Ads Delivery Integration. When an ad request is processed, an adjacency context builder fetches the content safety records for the posts surrounding the candidate ad slot. A brand safety filter then evaluates those records against the requesting advertiser's brand safety profile. Only ads whose adjacency context satisfies the profile rules pass through to delivery.


Advertiser Brand Safety Profile

One of the most important design decisions was making the brand safety controls advertiser-configurable rather than platform-level-only. Different advertisers have legitimately different needs.

The brand safety profile includes three levels of control:

Blocked content categories. Advertisers select which of the six safety categories they want to block adjacency for. A children's brand might block all six. A news organization might only block hate speech and violent content.

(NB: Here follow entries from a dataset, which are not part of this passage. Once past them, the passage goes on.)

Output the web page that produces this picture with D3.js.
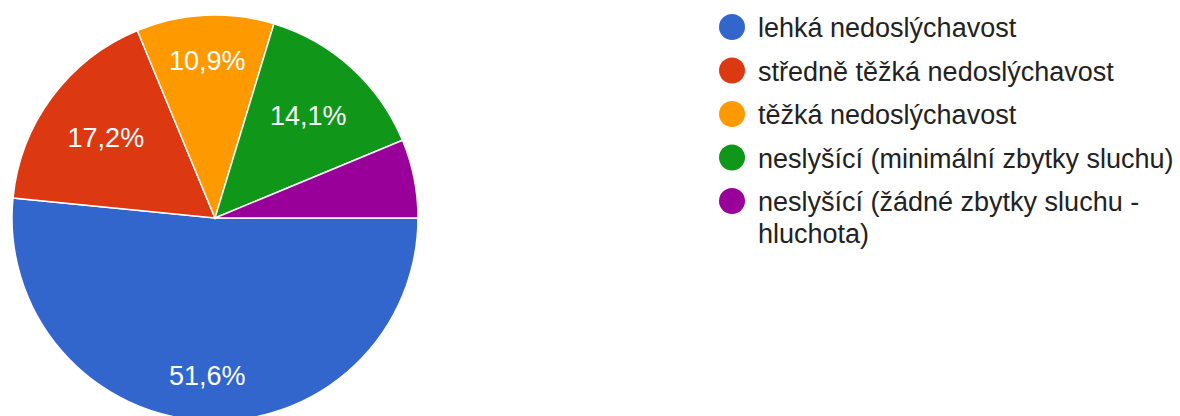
<!DOCTYPE html>
<html>
<head>
<meta charset="utf-8">
<script src="https://cdnjs.cloudflare.com/ajax/libs/d3/7.8.5/d3.min.js"></script>
<style>
body{margin:0;background:#fff;}
text{font-family:"Liberation Sans",Arial,sans-serif;}
</style>
</head>
<body>
<svg class="chart"></svg>
<script>
var categories=["lehká nedoslýchavost","středně těžká nedoslýchavost","těžká nedoslýchavost","neslyšící (minimální zbytky sluchu)","neslyšící (žádné zbytky sluchu - hluchota)"];
var counts=[33,11,7,9,4];
var colorList=["#3366cc","#dc3912","#ff9900","#109618","#990099"];

var screen={width:1180,height:416};
var svg=d3.select("svg.chart")
          .attr("width",screen.width)
          .attr("height",screen.height);

var cx=215,cy=218,radius=203;
var total=d3.sum(counts);
var data=categories.map(function(c,i){return {name:c,value:counts[i],color:colorList[i]};});

var pie=d3.pie()
          .sort(null)
          .value(function(d){return d.value;})
          .startAngle(Math.PI/2)
          .endAngle(Math.PI/2+2*Math.PI);
var arc=d3.arc().innerRadius(0).outerRadius(radius);

var plot=svg.append("g")
            .attr("transform","translate("+cx+","+cy+")");
var slices=pie(data);
plot.selectAll("path")
    .data(slices)
    .enter()
    .append("path")
    .attr("d",arc)
    .attr("fill",function(d){return d.data.color;})
    .attr("stroke","#fff")
    .attr("stroke-width",1.5);

var fmt=function(v){return d3.format(".1f")(v*100/total).replace(".",",")+"%";};
var labelR=radius*0.852,capH=19;
plot.selectAll("text.pct")
    .data(slices.filter(function(d){return d.value/total>0.08;}))
    .enter()
    .append("text")
    .classed("pct",true)
    .attr("fill","#fff")
    .attr("font-size",27)
    .attr("text-anchor","middle")
    .text(function(d){return fmt(d.value);})
    .each(function(d){
      var w=this.getComputedTextLength();
      var a=(d.startAngle+d.endAngle)/2;
      var ux=Math.sin(a),uy=-Math.cos(a);
      var ox=(ux<0?-1:1)*w/2,oy=(uy<0?-1:1)*capH/2;
      // t*u + o must lie at labelR
      var b=ux*ox+uy*oy,c=ox*ox+oy*oy-labelR*labelR;
      var t=-b+Math.sqrt(b*b-c);
      d3.select(this)
        .attr("x",t*ux)
        .attr("y",t*uy+capH/2);
    });

var legend=svg.append("g")
              .attr("transform","translate(732,0)");
var line=legend.selectAll("g")
               .data(data)
               .enter()
               .append("g")
               .attr("transform",function(d,i){return "translate(0,"+(27+i*43.5)+")";});
line.append("circle")
    .attr("r",13)
    .attr("fill",function(d){return d.color;});
line.append("text")
    .attr("x",26)
    .attr("y",10)
    .attr("font-size",27)
    .attr("fill","#222")
    .each(function(d){
      var el=d3.select(this);
      var words=d.name.split(" ");
      var ts=el.append("tspan").attr("x",26).attr("dy",0);
      var cur=[];
      words.forEach(function(w){
        cur.push(w);
        ts.text(cur.join(" "));
        if(ts.node().getComputedTextLength()>420&&cur.length>1){
          cur.pop();
          ts.text(cur.join(" "));
          cur=[w];
          ts=el.append("tspan").attr("x",26).attr("dy",32).text(w);
        }
      });
    });
</script>
</body>
</html>
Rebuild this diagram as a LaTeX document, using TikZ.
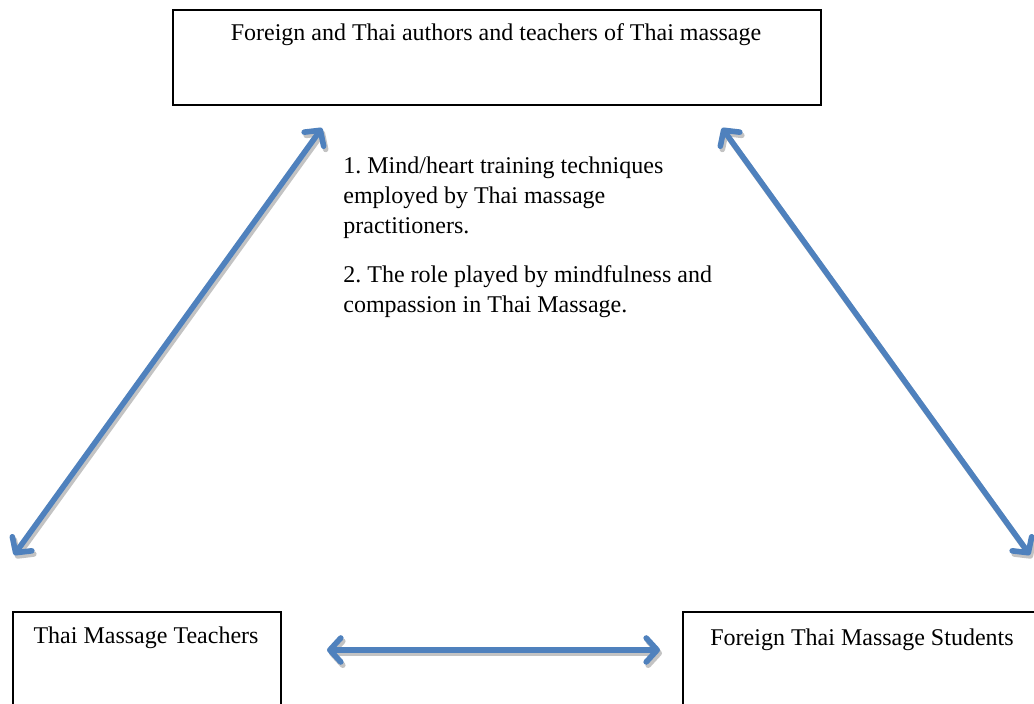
\documentclass[tikz,border=0pt]{standalone}
\usepackage{fontspec}
\setmainfont{Liberation Serif}
\usetikzlibrary{arrows.meta}
\definecolor{arrowblue}{RGB}{79,129,189}
\definecolor{shadowgray}{RGB}{195,195,195}
\frenchspacing
\begin{document}
\begin{tikzpicture}[x=0.5pt,y=-0.5pt,
  box/.style={draw=black, line width=0.85pt, rectangle, anchor=north west, inner sep=0pt},
  lbl/.style={font=\fontsize{12}{15}\selectfont, inner sep=0pt, anchor=base},
  body/.style={font=\fontsize{12}{15}\selectfont, inner sep=0pt, align=left, anchor=north west},
  link/.style={line width=2.8pt, line cap=round,
    {Straight Barb[length=5.5pt,width=12pt,line cap=round,line join=round]}-{Straight Barb[length=5.5pt,width=12pt,line cap=round,line join=round]}},
  link shadow/.style={link, draw=shadowgray, transform canvas={xshift=1pt,yshift=-1.6pt}},
  link main/.style={link, draw=arrowblue}]
\useasboundingbox (0,0) rectangle (1034,704);
\clip (0,0) rectangle (1034,704);
% boxes
\node[box, minimum width=324pt, minimum height=47.5pt] (authors) at (172,9) {};
\node[box, minimum width=134pt, minimum height=70pt] (teachers) at (12,611) {};
\node[box, minimum width=180pt, minimum height=70pt] (students) at (682,611) {};
% box texts
\node[lbl] (authorsText) at (496,41) {Foreign and Thai authors and teachers of Thai massage};
\node[lbl] (teachersText) at (146,644) {Thai Massage Teachers};
\node[lbl] (studentsText) at (862,646) {Foreign Thai Massage Students};
% body text
\node[body] (p1) at (343,156) {1. Mind/heart training techniques\\employed by Thai massage\\practitioners.};
\node[body] (p2) at (343,265) {2. The role played by mindfulness and\\compassion in Thai Massage.};
% arrow end points
\coordinate (lt) at (322,128);
\coordinate (lb) at (14,555);
\coordinate (rt) at (722,128);
\coordinate (rb) at (1030,555);
\coordinate (hl) at (327,650);
\coordinate (hr) at (660,650);
% shadows
\draw[link shadow] (lt) -- (lb);
\draw[link shadow] (rt) -- (rb);
\draw[link shadow] (hl) -- (hr);
% arrows
\draw[link main] (lt) -- (lb);
\draw[link main] (rt) -- (rb);
\draw[link main] (hl) -- (hr);
\end{tikzpicture}
\end{document}
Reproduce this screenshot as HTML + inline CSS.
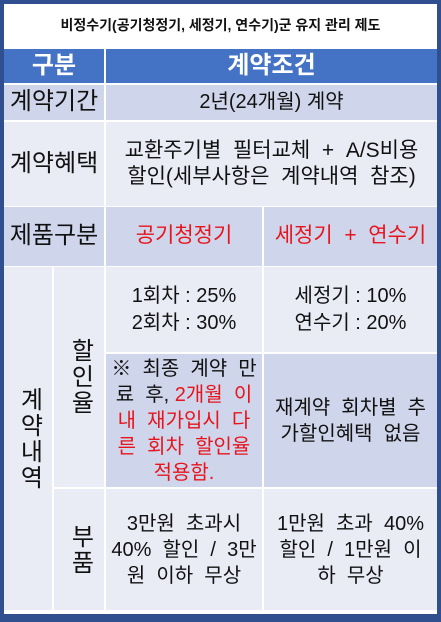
<!DOCTYPE html>
<html><head><meta charset="utf-8"><style>
*{margin:0;padding:0;box-sizing:border-box}
body{width:441px;height:622px;background:#2f4f8f;position:relative;overflow:hidden;font-family:"Liberation Sans","Noto Sans CJK KR",sans-serif}
.c{position:absolute;display:flex;align-items:center;justify-content:center;text-align:center;color:#111;line-height:1.28}
.c>div{white-space:nowrap}
.d{background:#cfd5ea}.l{background:#e9ebf5}
.lab{font-size:24px}
.t{font-size:19px}
.r{color:#e8141c}
.v{writing-mode:vertical-rl;text-orientation:upright;font-size:24px;letter-spacing:2px}
</style></head><body>
<div style="position:absolute;left:4px;top:4px;width:433px;height:610px;background:#fff"></div>
<div class="c" style="left:4px;top:4px;width:433px;height:44px;font-size:14px;font-weight:bold">비정수기(공기청정기, 세정기, 연수기)군 유지 관리 제도</div>
<div class="c" style="left:4px;top:49px;width:100px;height:34px;background:#4472c4;color:#fff;font-size:24px;font-weight:bold">구분</div>
<div class="c" style="left:106px;top:49px;width:331px;height:34px;background:#4472c4;color:#fff;font-size:24px;font-weight:bold">계약조건</div>
<div class="c d lab" style="left:4px;top:85px;width:100px;height:35px">계약기간</div>
<div class="c d t" style="left:106px;top:85px;width:331px;height:35px;font-size:20px">2년(24개월) 계약</div>
<div class="c l lab" style="left:4px;top:122px;width:100px;height:84px">계약혜택</div>
<div class="c l t" style="left:106px;top:122px;width:331px;height:84px;font-size:21px;line-height:1.25"><div>교환주기별&nbsp; 필터교체&nbsp; +&nbsp; A/S비용<br>할인(세부사항은&nbsp; 계약내역&nbsp; 참조)</div></div>
<div class="c d lab" style="left:4px;top:207px;width:100px;height:59px">제품구분</div>
<div class="c d t r" style="left:106px;top:207px;width:156px;height:59px;font-size:21px">공기청정기</div>
<div class="c d t r" style="left:264px;top:207px;width:173px;height:59px;font-size:21px">세정기&nbsp; +&nbsp; 연수기</div>
<div class="c l v" style="left:4px;top:267px;width:48px;height:343px">계약내역</div>
<div class="c l v" style="left:54px;top:267px;width:50px;height:220px">할인율</div>
<div class="c l v" style="left:54px;top:489px;width:50px;height:121px">부품</div>
<div class="c l t" style="left:106px;top:267px;width:156px;height:85px;line-height:1.35;font-size:20px"><div>1회차 : 25%<br>2회차 : 30%</div></div>
<div class="c l t" style="left:264px;top:267px;width:173px;height:85px;line-height:1.35;font-size:20px"><div>세정기 : 10%<br>연수기 : 20%</div></div>
<div class="c d t" style="left:106px;top:354px;width:156px;height:133px;line-height:1.3;font-size:20px"><div>※&nbsp; 최종&nbsp; 계약&nbsp; 만<br>료&nbsp; 후, <span class="r">2개월&nbsp; 이</span><br><span class="r">내&nbsp; 재가입시&nbsp; 다</span><br><span class="r">른&nbsp; 회차&nbsp; 할인율</span><br><span class="r">적용함.</span></div></div>
<div class="c d t" style="left:264px;top:354px;width:173px;height:133px;line-height:1.3;font-size:20px"><div>재계약&nbsp; 회차별&nbsp; 추<br>가할인혜택&nbsp; 없음</div></div>
<div class="c l t" style="left:106px;top:489px;width:156px;height:121px;line-height:1.3;font-size:20px"><div>3만원&nbsp; 초과시<br>40%&nbsp; 할인&nbsp; /&nbsp; 3만<br>원&nbsp; 이하&nbsp; 무상</div></div>
<div class="c l t" style="left:264px;top:489px;width:173px;height:121px;line-height:1.3;font-size:20px"><div>1만원&nbsp; 초과&nbsp; 40%<br>할인&nbsp; /&nbsp; 1만원&nbsp; 이<br>하&nbsp; 무상</div></div>
</body></html>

Custom keyword blocklist. Advertisers can provide a list of specific keywords or phrases that trigger a block regardless of the ML classification score. This handles edge cases that the ML model may not capture, such as brand-specific sensitivities or current events not yet represented in the training data.

Sensitivity level. A three-tier setting (Strict, Standard, Expanded) that controls how conservatively the filter interprets the adjacency rules. Strict applies blocklist rules to a wider window of adjacent posts. Expanded tolerates more borderline adjacency for advertisers who prioritize reach over maximum safety conservatism.

These profile settings are configured once at the campaign level and enforced automatically across every ad serve for that campaign, with no per-impression advertiser action required.


The Critical Design Decision: Safety-First Default

The most important engineering decision in the entire system was what happens when classification data is unavailable.

There are several scenarios where a content safety record may be missing at ad serve time: a cache miss, a classifier processing delay for a very new post, or a classification service timeout. In each of these cases, the system has two choices: serve the ad anyway, or withhold it.

I designed the system to always withhold the ad when safety data is uncertain or missing.

This is a conservative stance that sacrifices a small fraction of impression volume in edge cases. But the alternative is to occasionally serve an ad in an unsafe context, which is a qualitatively different kind of failure. An impression lost to a safety withold is invisible to the advertiser. An ad that serves next to genuinely unsafe content is a brand safety incident that can damage the advertiser relationship and the platform's reputation with advertisers broadly.

At the platform level, advertiser trust is more valuable than the marginal impression volume recovered by serving in ambiguous cases.


Instrumentation

I instrumented the full filtering pipeline with metrics covering classification coverage rate (what percentage of adjacent posts have a valid, fresh classification record), filter trigger rate by category (which safety categories are most frequently causing blocks), impression withold rate by advertiser sensitivity level, and false positive rate measured against a human-labeled evaluation set used for model quality tracking.

These metrics drove two improvement loops: continuous retraining of the content classifier using confirmed false positive and false negative examples, and recalibration of the sensitivity level thresholds as the training data matured.


Outcome

The Threads Ads Brand Safety system enabled the platform to offer contractually backed brand safety guarantees to top-tier advertisers, a prerequisite for enterprise campaign adoption that did not exist before this project. It established the classification and enforcement infrastructure that now supports the full Threads ads product at scale, and it set the standard for how brand safety is handled across future Meta surface launches.